30 October 2023 (Lloyd's List) - THE International Maritime Organization may need a new convention if it wants to impose fiscal measures to decarbonise shipping, a senior maritime lawyer told the International Bar Association annual conference in Paris today.
London-based Stephenson Harwood partner Haris Zografakis said it would be difficult for market-based measures that raised funds to sit alongside the convention under which greenhouse gas reduction regulatory targets were set.
Achieving greater energy efficiency on ships to comply with these targets right now was a contractual challenge, according to Zografakis, speaking at the Maritime and Transport Law Committee session.
“Carbon efficiency is about the rethinking our contracts, nothing to do with the IMO. It’s everything to do with contracts and operational, commercial and contractual practices,” he said.
How the IMO would impose a market-based measure and whether that would be in the form of a global carbon tax or emissions trading scheme was also uncertain as these were commercial considerations too, he said.
An expert group at the IMO is undertaking a feasibility study into a basket of market-based measures which incorporate both technical and economic proposals. A decision is expected by 2025.
“We should not expect the IMO to do things for which it has no jurisdiction... in hard legal terms to impose a fiscal measure,” Zografakis said.
“The IMO is a body that is tasked with regulating certain technical aspects of ships. It is not a body set up, or with jurisdiction, to introduce fiscal measures.
“If you want to do that you need to have a different convention.”
He said it would be difficult to introduce a market-based measure via Marpol Annex VI, where the greenhouse gas reduction strategy is incorporated.
The IMO might need to look at how it dealt with oil pollution liability: with a new convention that formed the basis of the International Oil Pollution Compensation Funds.
Zografakis described the carbon intensity indicator — designed by the IMO and introduced this year to grade ships from A to E, as a “mess”.
It was not just a technical measure but had operational and commercial aspects, he said.
“The IMO was never designed to regulate that trade,” he said.
“It is often forgotten that maritime trade is unregulated.
“No one regulates the flow and the purchase and sale and transportation of commodities worldwide. It is unregulated. It is a jungle, which is why we (lawyers) all exist.”
Zografakis chairs the decarbonisation working group for the Comité Maritime International, and is also working on the Blue Visby initiative, which aims to prevent ‘sail fast and wait’ operational practices.
He said the biggest priority right now was not the energy transition.
Some 20% of shipping’s carbon footprint was unrelated to technology and linked to operational practices underpinned by contracts, he said.
“That (technology) will take care of itself when the engineers and chemists and the big industrials will figure out a way to create and use a new energy source,” he said.
“What matters today is making ships more efficient today, limiting the carbon footprint."
Optimising ships to reduce emissions meant overcoming contractual hurdles. Shipping had to reimagine charterparties so laycan — the period in which a vessel must arrive at the port of loading — was no longer “sacred”.

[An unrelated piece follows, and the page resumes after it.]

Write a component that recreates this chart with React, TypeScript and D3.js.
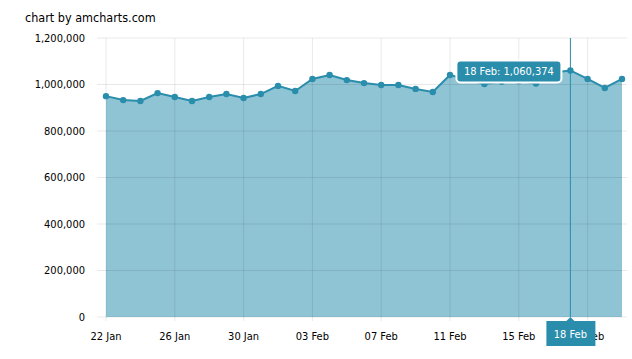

“We will need to rethink speed warranties in charterparties; there's no room for those anymore if we want to optimise for carbon," Zografakis said.
“We need to rethink delivery periods and sell contracts. We need to kill demurrage.”
Lawyers now appreciated they needed to be in the room when decarbonisation conversations were happening, he said.
“It is emphatically not something only for the technical people, regulators and policy makers. We, the maritime law community, have a big role in this because maritime trade is fundamentally a question of contract.”